A Revolution Against Progress

“I’m actually a quite different person, I just never get around being him”

– Ödön von Horváth cited in Hartmut Rosa, Social Acceleration

There is something paradoxical about today’s achievement culture. For example, in most Western countries, we work fewer hours than the generations before us, we can communicate and get information faster and easier than ever, and we can travel farther faster, yet we lack time. We’re stressed.

Time has become the main character in modern life. Like Pierre in Sartre’s Being and Nothingness, who was present due to his absence, time is everywhere, because it is nowhere.

The logic goes something like this: Faster = more efficient. More efficient = more money. “Time is money,” as Benjamin Franklin said many years ago. Now, sadly enough, this is common sense.

In Social Acceleration—A New Theory of Modernity, German sociologist Hartmut Rosa explores the concept of acceleration and its influence on our lives. Systematically, he shows the causes and consequences of an acceleration that doesn’t stop for anything. He identifies three categories of change: technological acceleration (e.g., transportation and communication), social change (e.g., knowledge), and pace of life.

Hartmut borrows his underlying thesis from his German colleague Luhmann, “the division of time and value judgment can no longer be separated.” For example, if I spend little time with my kids, although I claim to love them, then I might be living incoherently. The moral that Hartmut outlines is: How we spend our time shows what we value.

Some may object here. Others might mention the awful concept of “quality time,” but as Hartman says, “the quality of ‘our times’, its horizons and structures, its tempo and its rhythm, are not (or only to a very limited degree) at our disposal. Temporal structures have a collective nature and social character.”

A pregnancy still takes nine months. (Is this the reason why some outsources pregnancy to “rent a mum”?).
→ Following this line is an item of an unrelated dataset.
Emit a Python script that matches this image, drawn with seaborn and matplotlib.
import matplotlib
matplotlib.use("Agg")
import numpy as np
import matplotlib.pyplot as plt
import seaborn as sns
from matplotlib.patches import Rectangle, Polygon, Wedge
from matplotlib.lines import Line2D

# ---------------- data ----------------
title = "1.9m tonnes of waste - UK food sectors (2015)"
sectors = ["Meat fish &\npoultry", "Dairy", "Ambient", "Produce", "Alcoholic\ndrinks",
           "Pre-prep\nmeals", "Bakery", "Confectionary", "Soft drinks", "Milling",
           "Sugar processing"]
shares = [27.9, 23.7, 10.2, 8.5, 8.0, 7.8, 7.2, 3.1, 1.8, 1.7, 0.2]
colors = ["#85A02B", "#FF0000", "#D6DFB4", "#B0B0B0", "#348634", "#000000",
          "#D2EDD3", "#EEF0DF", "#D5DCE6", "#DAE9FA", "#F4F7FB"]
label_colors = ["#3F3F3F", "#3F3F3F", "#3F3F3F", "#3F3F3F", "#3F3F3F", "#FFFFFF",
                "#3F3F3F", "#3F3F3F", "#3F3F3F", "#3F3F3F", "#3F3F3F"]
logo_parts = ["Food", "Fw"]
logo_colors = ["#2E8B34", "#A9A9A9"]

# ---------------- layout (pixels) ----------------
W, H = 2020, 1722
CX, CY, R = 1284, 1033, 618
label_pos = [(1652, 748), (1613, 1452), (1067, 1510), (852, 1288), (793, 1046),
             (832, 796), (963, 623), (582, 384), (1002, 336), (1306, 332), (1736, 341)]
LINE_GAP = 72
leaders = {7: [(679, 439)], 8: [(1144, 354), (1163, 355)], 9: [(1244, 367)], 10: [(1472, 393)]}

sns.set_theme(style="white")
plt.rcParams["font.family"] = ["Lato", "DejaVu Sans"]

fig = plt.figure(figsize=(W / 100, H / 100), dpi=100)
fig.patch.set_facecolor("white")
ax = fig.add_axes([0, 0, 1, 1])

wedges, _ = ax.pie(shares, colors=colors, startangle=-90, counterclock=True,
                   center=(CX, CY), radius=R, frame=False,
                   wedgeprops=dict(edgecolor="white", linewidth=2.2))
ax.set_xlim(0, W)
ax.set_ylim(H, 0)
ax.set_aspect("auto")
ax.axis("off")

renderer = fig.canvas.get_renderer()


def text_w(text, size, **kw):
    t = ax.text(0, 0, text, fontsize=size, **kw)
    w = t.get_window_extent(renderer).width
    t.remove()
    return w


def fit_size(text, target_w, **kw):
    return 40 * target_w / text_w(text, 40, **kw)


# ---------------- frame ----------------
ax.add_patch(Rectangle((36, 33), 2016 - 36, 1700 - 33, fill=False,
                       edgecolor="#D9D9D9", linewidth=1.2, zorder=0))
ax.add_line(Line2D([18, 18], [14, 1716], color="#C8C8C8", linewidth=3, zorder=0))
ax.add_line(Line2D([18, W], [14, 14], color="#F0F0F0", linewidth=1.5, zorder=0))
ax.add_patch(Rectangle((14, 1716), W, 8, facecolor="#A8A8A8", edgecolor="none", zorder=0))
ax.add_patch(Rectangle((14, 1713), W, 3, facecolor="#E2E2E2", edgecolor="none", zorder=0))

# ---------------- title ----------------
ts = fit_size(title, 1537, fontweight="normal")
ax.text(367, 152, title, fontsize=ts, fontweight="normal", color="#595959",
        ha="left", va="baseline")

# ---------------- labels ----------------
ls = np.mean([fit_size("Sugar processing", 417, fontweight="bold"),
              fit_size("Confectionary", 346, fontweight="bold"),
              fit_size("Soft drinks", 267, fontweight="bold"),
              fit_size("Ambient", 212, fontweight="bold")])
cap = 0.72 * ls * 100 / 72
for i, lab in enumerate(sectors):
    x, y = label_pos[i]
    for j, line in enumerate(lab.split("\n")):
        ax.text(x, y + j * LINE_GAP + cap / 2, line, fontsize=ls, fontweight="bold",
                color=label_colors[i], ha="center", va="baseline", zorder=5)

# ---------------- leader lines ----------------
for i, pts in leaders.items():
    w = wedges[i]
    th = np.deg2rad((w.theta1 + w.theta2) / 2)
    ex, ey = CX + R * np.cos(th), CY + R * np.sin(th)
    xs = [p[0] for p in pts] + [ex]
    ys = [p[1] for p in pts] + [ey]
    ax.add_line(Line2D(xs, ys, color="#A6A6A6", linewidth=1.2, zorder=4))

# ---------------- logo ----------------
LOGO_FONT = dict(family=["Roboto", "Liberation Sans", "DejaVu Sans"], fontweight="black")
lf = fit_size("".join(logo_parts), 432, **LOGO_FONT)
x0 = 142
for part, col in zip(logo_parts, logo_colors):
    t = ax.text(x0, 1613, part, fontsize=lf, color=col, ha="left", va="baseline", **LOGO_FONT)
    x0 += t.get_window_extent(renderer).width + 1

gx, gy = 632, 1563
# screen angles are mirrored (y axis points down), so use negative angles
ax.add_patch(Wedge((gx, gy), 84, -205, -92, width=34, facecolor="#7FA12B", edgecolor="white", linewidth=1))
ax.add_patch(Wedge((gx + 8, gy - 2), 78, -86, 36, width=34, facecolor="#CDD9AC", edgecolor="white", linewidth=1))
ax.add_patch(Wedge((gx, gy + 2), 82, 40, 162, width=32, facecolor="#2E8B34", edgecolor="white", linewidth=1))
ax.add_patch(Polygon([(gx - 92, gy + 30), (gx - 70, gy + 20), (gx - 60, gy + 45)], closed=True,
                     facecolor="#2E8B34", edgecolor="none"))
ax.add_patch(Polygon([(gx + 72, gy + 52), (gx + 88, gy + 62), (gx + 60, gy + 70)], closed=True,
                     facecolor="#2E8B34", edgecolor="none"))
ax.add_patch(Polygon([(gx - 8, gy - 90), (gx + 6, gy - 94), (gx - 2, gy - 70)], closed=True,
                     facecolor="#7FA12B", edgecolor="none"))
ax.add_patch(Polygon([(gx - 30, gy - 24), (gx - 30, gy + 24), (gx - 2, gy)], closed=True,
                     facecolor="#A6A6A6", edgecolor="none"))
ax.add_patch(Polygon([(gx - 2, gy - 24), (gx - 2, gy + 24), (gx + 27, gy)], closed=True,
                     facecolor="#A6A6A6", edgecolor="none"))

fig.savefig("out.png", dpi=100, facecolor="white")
In most societies, people still need to be 16 or 18 years old to vote or drive a car. Still, acceleration also affects us socially. Because I receive your update on Facebook right now, you expect me to “like” it right now (or at least very soon). There is an underlying norm related to acceleration.

Hartmut inscribes himself in a long tradition of German sociologists with a philosophical touch, like Luhmann and Habermas, but most notably Honneth. Like his predecessors, he doesn’t see sociology as pure description but rather as something that can initiate change (which brings him closer to philosophy, where knowledge is transformative). Whether, Hartmut operates with a normative ideal like Habermas and Luhmann will not be debated here.

Social Acceleration presents us with a new lens (i.e., acceleration) through which we can see part of society more clearly. It presents an impressive analysis of acceleration that helps us see how our well-being is not just an individual matter but also a social one. If everything speeds up, it can be difficult to stay calm, offline. Due to the “shrinking of the present,” we can also see different forms of counter movements, such a slow living and mindfulness, that try to convince us that if we pay attention to each moment, then the chance of forgetting something important is less likely, e.g., forgetting to experience the living present.

Hartmut presents us with a new critique of alienation – an acceleration-theoretical one. In the end, he quotes from Horváth saying, “the acceleration society gets people ‘to will what they do not will’, that is, to pursue . . . courses of action that they do not prefer from a temporal stable perspective.”

As my old philosophy professor once said, “It takes time to think.” Ergo, today, few people are thinking. The price we pay for not thinking is stress, burnout, and careless ego trips.

Hartmut adds more fuel to the debate about whether or not “doing nothing,” such as reading and writing, is profitable or a sin. If it’s the latter, then I accept being an almost full-time sinner, trying to revolutionize capital-initiated progress.